The study's authors noted that the budgets available to the associations do not allow them to employ workers, and the fixing expenses are entirely covered by the residents, with municipal authorities having a humble contribution. And this is because the APLPs are governed by a superannuated law, dating back to 1993, which creates confusion and inefficiency in modernizing the infrastructure of the residential blocks, the experts say.
According to the director of the Urban Development Institute, Veaceslav Bulat, the outdated legislation does not provide for modalities of financing the maintenance, repair and beautification of the shared spaces and territories adjacent to the apartment buildings.
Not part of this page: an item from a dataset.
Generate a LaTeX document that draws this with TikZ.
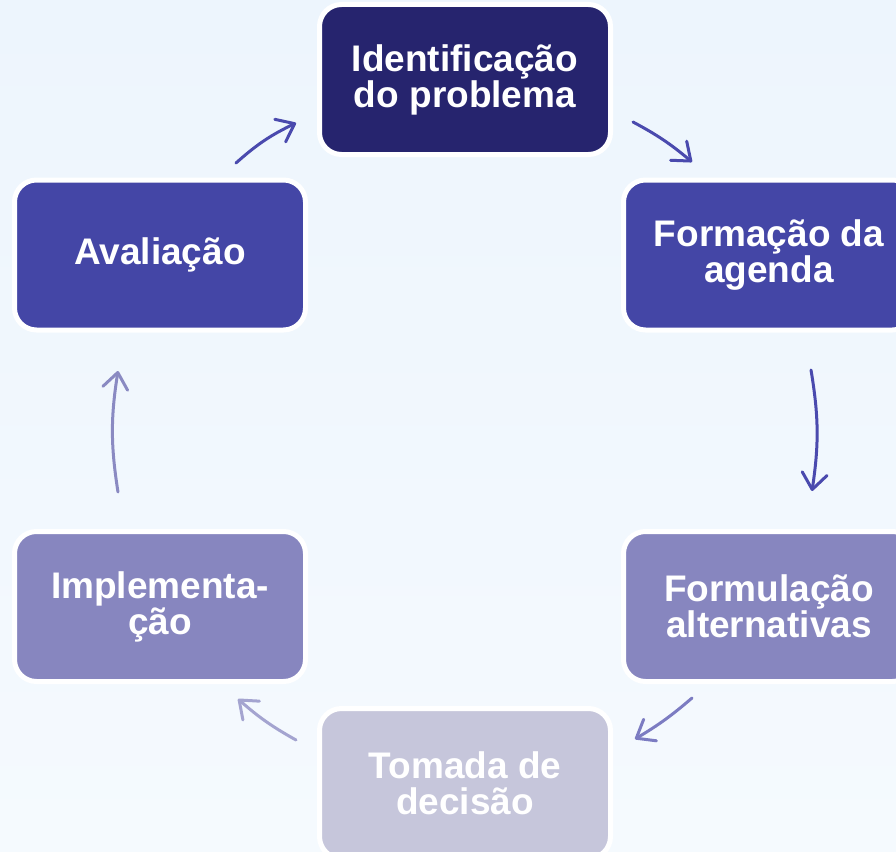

Also, the relationship between the associations and the public utilities is considered to be deficient.
On the basis of a survey conducted among 100 associations in Chisinau, Ungheni and Floresti, the experts found that from financial point of view, the APLPs administering larger areas do a better job in managing expenses and have a healthier cost control than the APLPs administering smaller areas.
APLPs were founded in 1997, at the initiative of the residents, for the purpose of placing their apartments under their own administration. Some 1,050 apartment buildings across Moldova are now administered by APLPs.